A year or two ago, chances are you’d never given much thought to the concept of “seed oils.” But in 2025, they’re becoming harder to ignore.
On social media and popular podcasts, wellness influencers warn of the dangers of consuming the “Hateful Eight”: canola, corn, cottonseed, grapeseed, rice bran, safflower, soybean and sunflower oil. Late last year, Robert F. Kennedy Jr. — who is President-elect Donald Trump’s pick for health and human services secretary — repeated those claims on X, arguing that Americans are being “unknowingly poisoned” by seed oils. (Kennedy did not respond to a request for comment.)
It’s even become the stuff of online parody: In a recent post on TikTok, a young person pretends to sauté a pan that appears to be filled with mini bottles of Fireball Cinnamon Whisky, while intoning, “The most important thing about this meal is avoiding seed oils.”
Now, at least some in the food industry are making changes. The CEO of Sweetgreen this month announced the introduction of the restaurant’s “first-ever seed oil-free menu.” A spokesperson for Sweetgreen told NBC News in a statement, “We’re proud to connect people to real food and give options to our guests that we can be proud of.”

But nutrition experts say the worries swirling around seed oils are, in essence, a reheated, repackaged wellness fad. “This has been coming and going for 20 years,” said Dr. Dariush Mozaffarian, the director of the Food Is Medicine Institute at Tufts University. And the focus on seed oils, Mozaffarian and other experts argue, misses the bigger picture when it comes to improving Americans’ health.
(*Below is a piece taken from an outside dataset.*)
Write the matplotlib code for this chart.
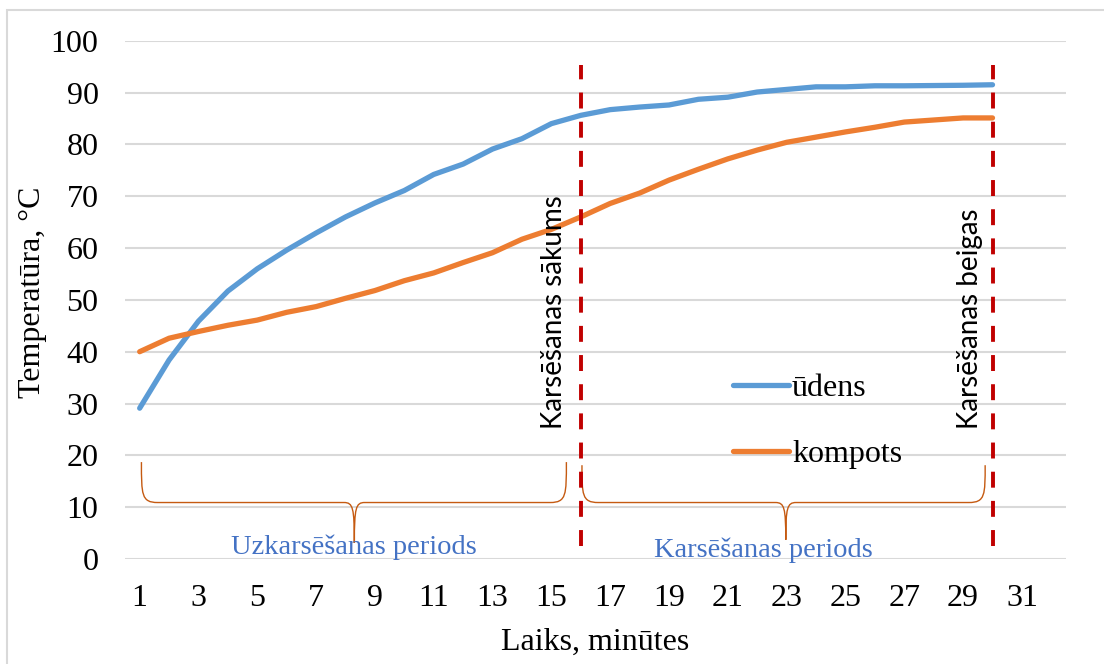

What are the concerns about seed oils — and where did they come from?
When critics talk about seed oils, “I really think what they’re after is the omega-6, omega-3 thing,” said Christopher Gardner, the director of nutrition studies at the Stanford Prevention Research Center. (Gardner also served on the 2025 Dietary Guidelines Advisory Committee.)
The “omega-6, omega-3 thing” he’s referring to is a wellness idea that dates to at least the 2000s, when chatter circulated in nutrition circles about the supposed dangers of omega-6 fatty acids, which could increase inflammation and thus lead to chronic illness like heart disease or diabetes, or so the thinking went. Eventually, those voicing these claims became loud enough to prompt the American Heart Association to issue a scientific advisory laying out the evidence for the health benefits of omega-6s, particularly concerning cardiovascular disease.
Given that context, Gardner said, it becomes easier to begin to understand the claims about the dangers of seed oils, which can sometimes seem as if they came out of nowhere.
Most claims about the dangers of seed oils tend to focus at least in part on inflammation — more specifically, that seed oils contain large amounts of omega-6s relative to omega-3s. Current seed oil skeptics say this ratio is pro-inflammatory and can lead to chronic illness.
Omega-6s are fatty acids; so are omega-3s. Most fats, Gardner explained, are converted to energy in the body. “A very small number of our fats — and it’s these omega-6s and omega-3s — actually get converted to hormone-like substances,” Gardner explained. He added that these fatty acids play a role in regulating blood pressure, vasodilation, clotting and triglyceride levels in the blood, all processes that are related to inflammatory response, he said.
“The omega-3s are a little less inflammatory than the omega-6s,” Gardner said. “There are some byproducts of omega-6s that could contribute in some way to inflammation, but the net impact is not pro-inflammatory.”
But there are also health benefits associated with omega-6s.
“Omega-6s, in dozens and dozens of randomized controlled trials in people, improve blood cholesterol levels — multiple aspects of blood cholesterol levels, from increasing the good cholesterol, like HDL, reducing LDL cholesterol, reducing triglycerides to improving glucose and insulin levels,” Mozaffarian said. “And it’s ironic, because many of the influencers talk about diabetes — and there’s well-established randomized trials showing that omega-6 fatty acids actually improve glucose, improve insulin resistance, improve insulin secretion by the pancreas.
“They’re extremely healthy,” he added.
Zeroing in on these fatty acids isn’t the best way of understanding whether a food is healthy, Gardner said. “The big deal is, is it saturated or unsaturated?” he said.
Both omega-3s and omega-6s are a type of unsaturated fat — specifically, polyunsaturated fatty acids. Data shows that eating polyunsaturated fats instead of saturated fats can lower heart disease risk. Most saturated fats come from animal products, like meat and dairy. The foods that account for the biggest sources of saturated fats in Americans’ diets include cheese, pizza, ice cream and eggs.
“Whether it’s omega-6 or omega-3 is fairly trivial,” Gardner said. “They’re both good for you.”
Some of the claims about seed oils aren’t wrong — but they are misguided, experts say
It’s true, as Kennedy and other detractors claim, that Americans are consuming more seed oils and less animal fat than we were a century ago. But we’re also eating more fast food and highly processed foods, both of which tend to contain large amounts of seed oil.